In the basement, the large open room serves as classroom, ministries’ headquarters, and restaurant. Upstairs, the sanctuary holds two levels of pews where the Orthodox faithful used to stand. The once magnificent frescoes are now painted over, except for one of the resurrected Christ behind the pulpit and choir. (If the frescoes were fully restored, it is likely the Orthodox would sue to reclaim the church.) This ten-year reclamation project resulted from the vision of a pastor, Sergei Nikolaev, who has also dreamed of a new graduate-level seminary (see “A Fuller for Russia,” p. 23).
This church, my first stop in Saint Petersburg, made me feel I was taking a time trip, 50 years back in the history of American evangelicalism—before our institutions were so large, before we had an infrastructure of publishing houses, magazines, and radio and tv stations for communicating with fellow believers, before it was clear we were going to “make it.”
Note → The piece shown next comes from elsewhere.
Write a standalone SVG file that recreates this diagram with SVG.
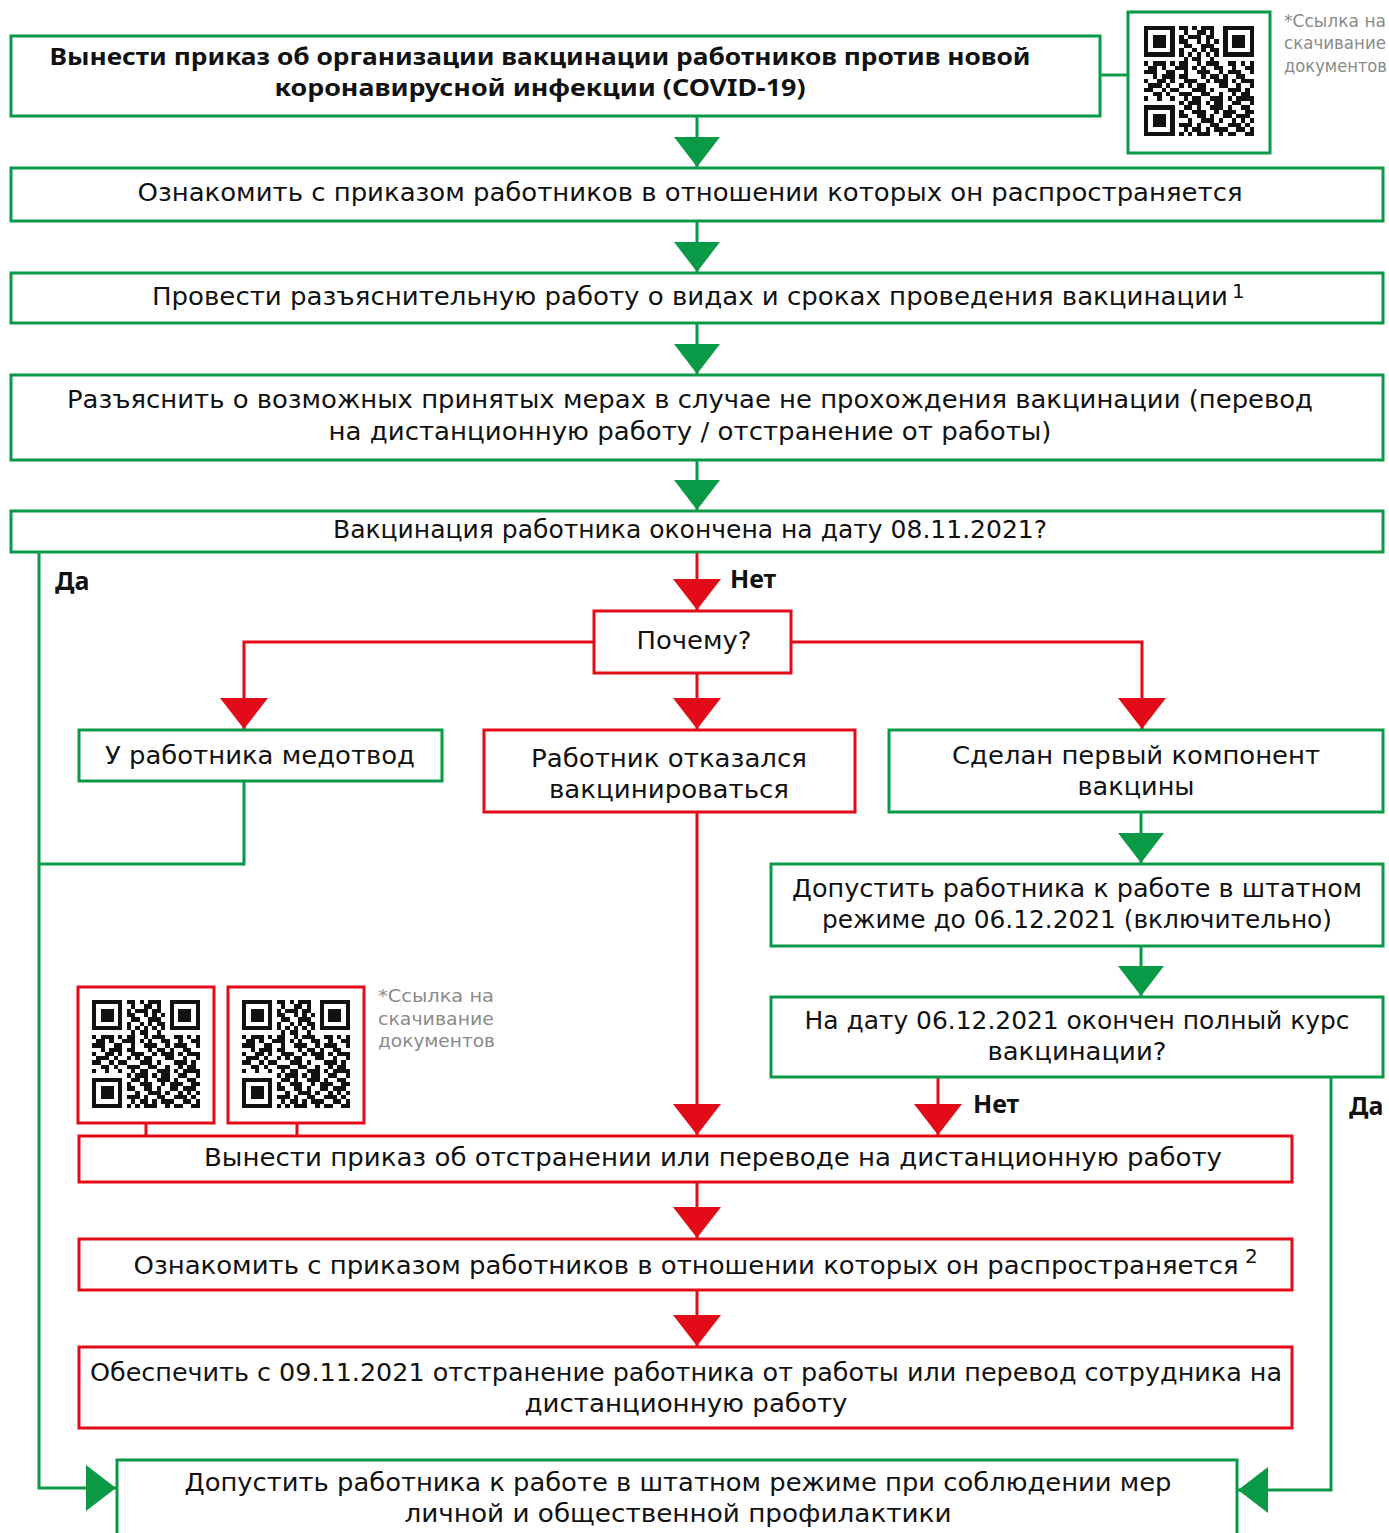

Today it is a real question whether the Russian evangelicals will make it. One pastor estimates there are only 12,000 evangelicals among Saint Petersburg’s 5 million. Some Orthodox leaders make life difficult for evangelicals, while others are partners; but the difficulties pale in comparison to the challenge of reaching the nihilistic, secular populace. Some Christians, like Nikolaev, see opportunity, and they dream dreams they believe God has given them. So one church is built; then another. A seminary is inaugurated, a social ministry begun, a radio station built, a television ministry launched, a few more churches started.
Few of us still worry whether evangelicalism will prosper. Yet, a generation ago we were just as dependent on our dreamers. Campus Crusade, Focus on the Family, Willow Creek Community Church, Jesus People USA, World Vision, the Billy Graham Evangelistic Association, all began with young visionaries who thought, “What if … ?” At the time, success was far from obvious, and many projects failed.
American evangelicalism still has its dreamers, but we are less dependent on them. But in Russia, dreamers are still critical. Which dreams will become major institutions is uncertain, but what is certain to all involved is that God is at work, because it can only be God at work when your only assets are faith and dreams.